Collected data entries
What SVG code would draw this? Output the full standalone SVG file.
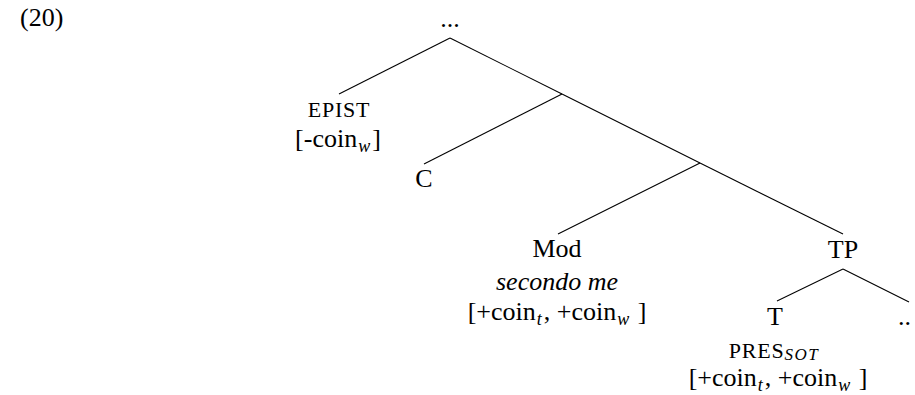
<svg xmlns="http://www.w3.org/2000/svg" width="915" height="395" viewBox="0 0 915 395">
<style>
text{font-family:"Liberation Serif","Times New Roman",serif;font-size:26px;fill:#000}
.c{text-anchor:middle}
.sc{font-size:22px;letter-spacing:0.8px}
.it{font-style:italic}
.sub{font-style:italic;font-size:18px}
.ssub{font-style:italic;font-size:17px;letter-spacing:1.5px}
.edge{stroke:#000;stroke-width:1.1;fill:none}
</style>
<rect width="915" height="395" fill="#fff"/>
<text x="20" y="26" font-size="25">(20)</text>
<g id="connectors">
<line class="edge" x1="450" y1="38" x2="339" y2="94"/>
<line class="edge" x1="450" y1="38" x2="562" y2="94"/>
<line class="edge" x1="562" y1="94" x2="424" y2="164"/>
<line class="edge" x1="562" y1="94" x2="700" y2="163"/>
<line class="edge" x1="700" y1="163" x2="558" y2="234"/>
<line class="edge" x1="700" y1="163" x2="843" y2="234"/>
<line class="edge" x1="843" y1="269" x2="777" y2="301"/>
<line class="edge" x1="843" y1="269" x2="909" y2="302"/>
</g>
<g id="root"><text class="c" x="450" y="27">...</text></g>
<g id="epist">
<text class="c sc" x="339" y="117">EPIST</text>
<text class="c" x="338" y="147">[-coin<tspan class="sub" dx="1" dy="5">w</tspan><tspan dx="2" dy="-5">]</tspan></text>
</g>
<g id="c"><text class="c" x="424" y="187">C</text></g>
<g id="mod">
<text class="c" x="557" y="257">Mod</text>
<text class="c it" x="557" y="290">secondo me</text>
<text class="c" x="557" y="320">[+coin<tspan class="sub" dx="1" dy="5">t</tspan><tspan dx="2" dy="-5">, +coin</tspan><tspan class="sub" dx="1" dy="5">w</tspan><tspan dx="2" dy="-5"> ]</tspan></text>
</g>
<g id="tp"><text class="c" x="843" y="258">TP</text></g>
<g id="t">
<text class="c" x="775" y="325">T</text>
<text class="c sc" x="774" y="358">PRES<tspan class="ssub" dy="2">SOT</tspan></text>
<text class="c" x="778" y="386">[+coin<tspan class="sub" dx="1" dy="5">t</tspan><tspan dx="2" dy="-5">, +coin</tspan><tspan class="sub" dx="1" dy="5">w</tspan><tspan dx="2" dy="-5"> ]</tspan></text>
</g>
<g id="dots"><text x="898" y="325">..</text></g>
</svg>
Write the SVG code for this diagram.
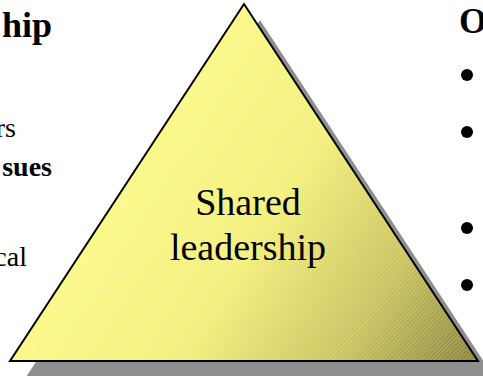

AIM ▸
All the lines above are to be reproduced exactly, except the pictures.

RESPONSE TO THIS EXERCISE ▸
What SVG code would draw this? Output the full standalone SVG file.
<svg xmlns="http://www.w3.org/2000/svg" width="915" height="395" viewBox="0 0 915 395">
<style>
text{font-family:"Liberation Serif","Times New Roman",serif;font-size:26px;fill:#000}
.c{text-anchor:middle}
.sc{font-size:22px;letter-spacing:0.8px}
.it{font-style:italic}
.sub{font-style:italic;font-size:18px}
.ssub{font-style:italic;font-size:17px;letter-spacing:1.5px}
.edge{stroke:#000;stroke-width:1.1;fill:none}
</style>
<rect width="915" height="395" fill="#fff"/>
<text x="20" y="26" font-size="25">(20)</text>
<g id="connectors">
<line class="edge" x1="450" y1="38" x2="339" y2="94"/>
<line class="edge" x1="450" y1="38" x2="562" y2="94"/>
<line class="edge" x1="562" y1="94" x2="424" y2="164"/>
<line class="edge" x1="562" y1="94" x2="700" y2="163"/>
<line class="edge" x1="700" y1="163" x2="558" y2="234"/>
<line class="edge" x1="700" y1="163" x2="843" y2="234"/>
<line class="edge" x1="843" y1="269" x2="777" y2="301"/>
<line class="edge" x1="843" y1="269" x2="909" y2="302"/>
</g>
<g id="root"><text class="c" x="450" y="27">...</text></g>
<g id="epist">
<text class="c sc" x="339" y="117">EPIST</text>
<text class="c" x="338" y="147">[-coin<tspan class="sub" dx="1" dy="5">w</tspan><tspan dx="2" dy="-5">]</tspan></text>
</g>
<g id="c"><text class="c" x="424" y="187">C</text></g>
<g id="mod">
<text class="c" x="557" y="257">Mod</text>
<text class="c it" x="557" y="290">secondo me</text>
<text class="c" x="557" y="320">[+coin<tspan class="sub" dx="1" dy="5">t</tspan><tspan dx="2" dy="-5">, +coin</tspan><tspan class="sub" dx="1" dy="5">w</tspan><tspan dx="2" dy="-5"> ]</tspan></text>
</g>
<g id="tp"><text class="c" x="843" y="258">TP</text></g>
<g id="t">
<text class="c" x="775" y="325">T</text>
<text class="c sc" x="774" y="358">PRES<tspan class="ssub" dy="2">SOT</tspan></text>
<text class="c" x="778" y="386">[+coin<tspan class="sub" dx="1" dy="5">t</tspan><tspan dx="2" dy="-5">, +coin</tspan><tspan class="sub" dx="1" dy="5">w</tspan><tspan dx="2" dy="-5"> ]</tspan></text>
</g>
<g id="dots"><text x="898" y="325">..</text></g>
</svg>
Write the SVG code for this diagram.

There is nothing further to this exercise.